** Start Data excerpt **
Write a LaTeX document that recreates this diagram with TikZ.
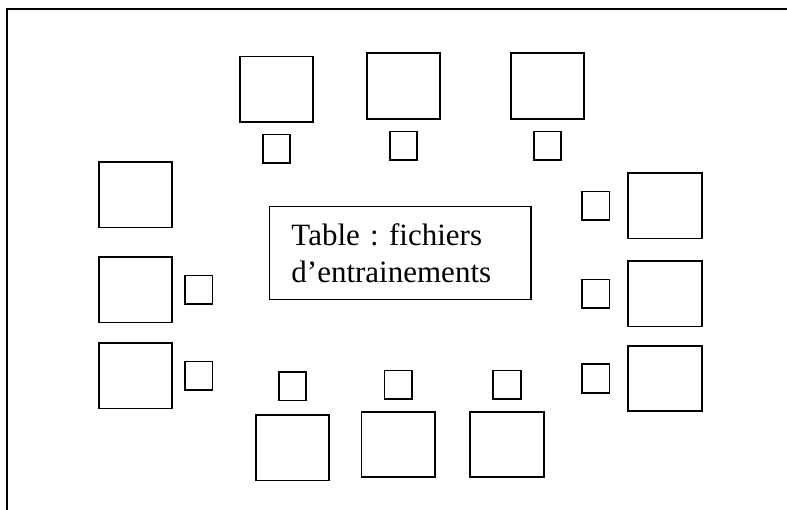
\documentclass[tikz,border=0pt]{standalone}
\usepackage{fontspec}
\setmainfont{Liberation Serif}
\usetikzlibrary{positioning}
\frenchspacing
\begin{document}
\begin{tikzpicture}
  [x=1pt, y=-1pt, line width=1.8pt, node distance=60pt,
    align=left,
    desk/.style={%
      rectangle, draw, minimum width=73.5pt, minimum height=65.5pt, inner sep=0pt
    },
    seat/.style={%
      rectangle, draw, minimum width=27.5pt, minimum height=28.5pt, inner sep=0pt
    },
    tablebox/.style={%
      rectangle, draw, minimum width=261.7pt, minimum height=93pt,
      inner xsep=22pt, text width=217.7pt,
      font=\fontsize{31pt}{36.6pt}\selectfont
    },
  ]
  \useasboundingbox (0,0) rectangle (787,510);

  % cadre
  \draw (7.3,510) -- (7.3,9.3) -- (787,9.3);

  \node[tablebox] (t) at (400.3,253) {Table : fichiers\\d’entrainements};

  % rangee du haut
  \node[desk] (h1) at (276.4,89.2) {};
  \node[desk] (h2) at (403.4,86) {};
  \node[desk] (h3) at (547.4,86) {};
  \node[seat] (sh1) [below of=h1, node distance=59.6pt] {};
  \node[seat] (sh2) [below of=h2, node distance=59.8pt] {};
  \node[seat] (sh3) [below of=h3, node distance=59.8pt] {};

  % cote gauche
  \node[desk] (g1) at (135.5,194.8) {};
  \node[desk] (g2) at (135.5,289.7) {};
  \node[desk] (g3) at (135.5,375.7) {};
  \node[seat] (sg2) [right of=g2, node distance=63.2pt] {};
  \node[seat] (sg3) [right of=g3, node distance=63.2pt] {};

  % cote droit
  \node[desk] (d1) at (665,205.7) {};
  \node[desk] (d2) at (665,293.8) {};
  \node[desk] (d3) at (665,378.5) {};
  \node[seat] (sd1) [left of=d1, node distance=69.2pt] {};
  \node[seat] (sd2) [left of=d2, node distance=69.2pt] {};
  \node[seat] (sd3) [left of=d3, node distance=69.2pt] {};

  % rangee du bas
  \node[desk] (b1) at (292.5,447.8) {};
  \node[desk] (b2) at (398.2,444.5) {};
  \node[desk] (b3) at (507,444.5) {};
  \node[seat] (sb1) [above of=b1, node distance=61.5pt] {};
  \node[seat] (sb2) [above of=b2, node distance=59.8pt] {};
  \node[seat] (sb3) [above of=b3, node distance=59.8pt] {};

\end{tikzpicture}
\end{document}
** End Data excerpt **
What to do: Only the lines from the start of the material through the line containing "[right of=g3, node" should be transcribed. Pictures stay out.

Solution:
Write a LaTeX document that recreates this diagram with TikZ.
\documentclass[tikz,border=0pt]{standalone}
\usepackage{fontspec}
\setmainfont{Liberation Serif}
\usetikzlibrary{positioning}
\frenchspacing
\begin{document}
\begin{tikzpicture}
  [x=1pt, y=-1pt, line width=1.8pt, node distance=60pt,
    align=left,
    desk/.style={%
      rectangle, draw, minimum width=73.5pt, minimum height=65.5pt, inner sep=0pt
    },
    seat/.style={%
      rectangle, draw, minimum width=27.5pt, minimum height=28.5pt, inner sep=0pt
    },
    tablebox/.style={%
      rectangle, draw, minimum width=261.7pt, minimum height=93pt,
      inner xsep=22pt, text width=217.7pt,
      font=\fontsize{31pt}{36.6pt}\selectfont
    },
  ]
  \useasboundingbox (0,0) rectangle (787,510);

  % cadre
  \draw (7.3,510) -- (7.3,9.3) -- (787,9.3);

  \node[tablebox] (t) at (400.3,253) {Table : fichiers\\d’entrainements};

  % rangee du haut
  \node[desk] (h1) at (276.4,89.2) {};
  \node[desk] (h2) at (403.4,86) {};
  \node[desk] (h3) at (547.4,86) {};
  \node[seat] (sh1) [below of=h1, node distance=59.6pt] {};
  \node[seat] (sh2) [below of=h2, node distance=59.8pt] {};
  \node[seat] (sh3) [below of=h3, node distance=59.8pt] {};

  % cote gauche
  \node[desk] (g1) at (135.5,194.8) {};
  \node[desk] (g2) at (135.5,289.7) {};
  \node[desk] (g3) at (135.5,375.7) {};
  \node[seat] (sg2) [right of=g2, node distance=63.2pt] {};
  \node[seat] (sg3) [right of=g3, node distance=63.2pt] {};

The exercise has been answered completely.